EXERCISE PROMPT: In the listing that follows, count each line containing the string "chart" and report only the count.

DATASET ENTRIES:
+--

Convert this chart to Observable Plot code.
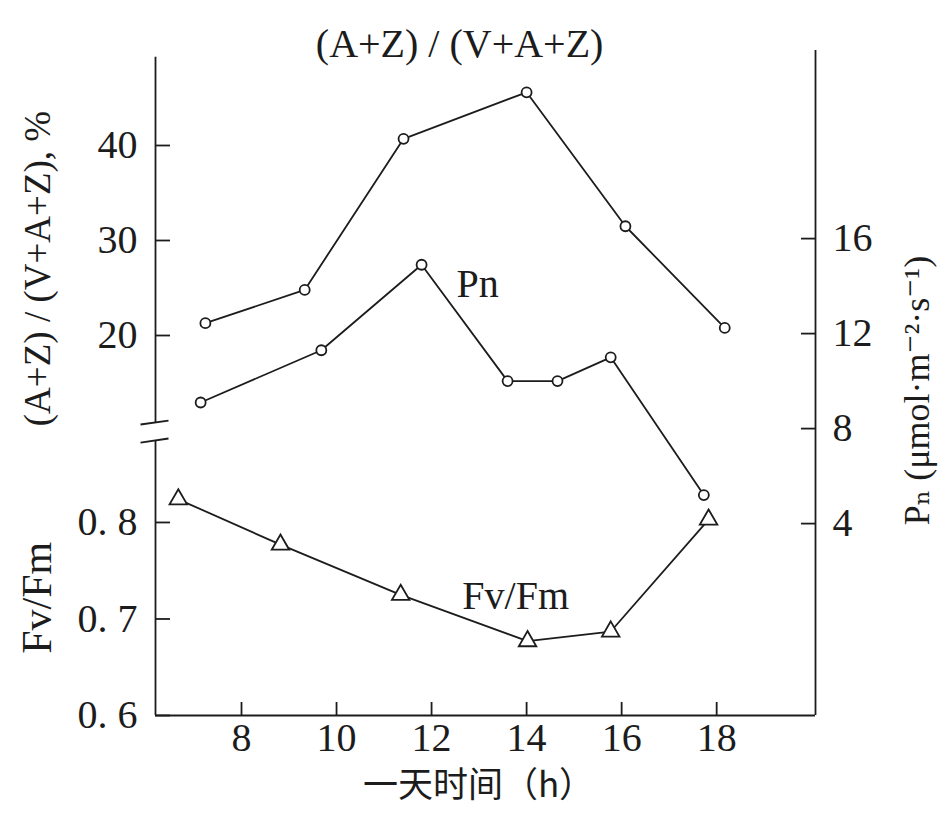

+--

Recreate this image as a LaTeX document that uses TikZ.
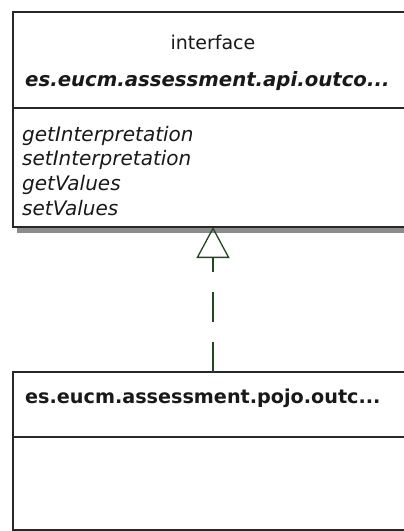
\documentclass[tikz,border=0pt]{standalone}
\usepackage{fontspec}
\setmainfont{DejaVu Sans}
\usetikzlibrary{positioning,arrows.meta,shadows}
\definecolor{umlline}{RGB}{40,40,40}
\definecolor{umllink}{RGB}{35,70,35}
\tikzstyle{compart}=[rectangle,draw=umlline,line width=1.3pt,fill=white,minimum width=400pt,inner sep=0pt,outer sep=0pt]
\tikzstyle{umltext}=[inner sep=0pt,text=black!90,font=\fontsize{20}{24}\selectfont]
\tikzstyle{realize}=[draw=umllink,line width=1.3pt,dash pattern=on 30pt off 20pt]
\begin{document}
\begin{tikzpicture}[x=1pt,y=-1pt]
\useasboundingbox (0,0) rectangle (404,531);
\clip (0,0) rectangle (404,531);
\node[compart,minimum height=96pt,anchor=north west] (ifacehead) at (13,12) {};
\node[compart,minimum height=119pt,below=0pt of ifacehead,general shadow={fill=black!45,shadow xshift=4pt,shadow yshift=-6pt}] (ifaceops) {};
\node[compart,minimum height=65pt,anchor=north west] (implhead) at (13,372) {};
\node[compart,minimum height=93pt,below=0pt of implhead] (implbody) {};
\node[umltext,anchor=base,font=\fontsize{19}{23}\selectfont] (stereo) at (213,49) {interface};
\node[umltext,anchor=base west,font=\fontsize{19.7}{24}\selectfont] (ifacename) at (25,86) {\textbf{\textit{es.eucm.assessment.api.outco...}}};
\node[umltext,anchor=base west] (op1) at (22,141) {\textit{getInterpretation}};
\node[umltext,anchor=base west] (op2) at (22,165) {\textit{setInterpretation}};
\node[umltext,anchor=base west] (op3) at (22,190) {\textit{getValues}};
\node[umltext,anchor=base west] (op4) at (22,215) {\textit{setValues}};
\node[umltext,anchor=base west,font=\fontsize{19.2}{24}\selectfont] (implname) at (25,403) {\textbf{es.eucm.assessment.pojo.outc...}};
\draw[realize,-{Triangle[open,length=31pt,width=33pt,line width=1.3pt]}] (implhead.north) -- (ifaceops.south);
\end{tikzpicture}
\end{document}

+--

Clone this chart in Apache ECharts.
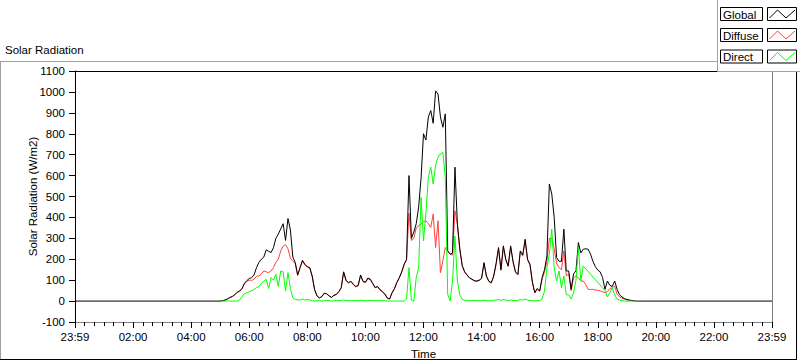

+--

EXPECTED ANSWER: 2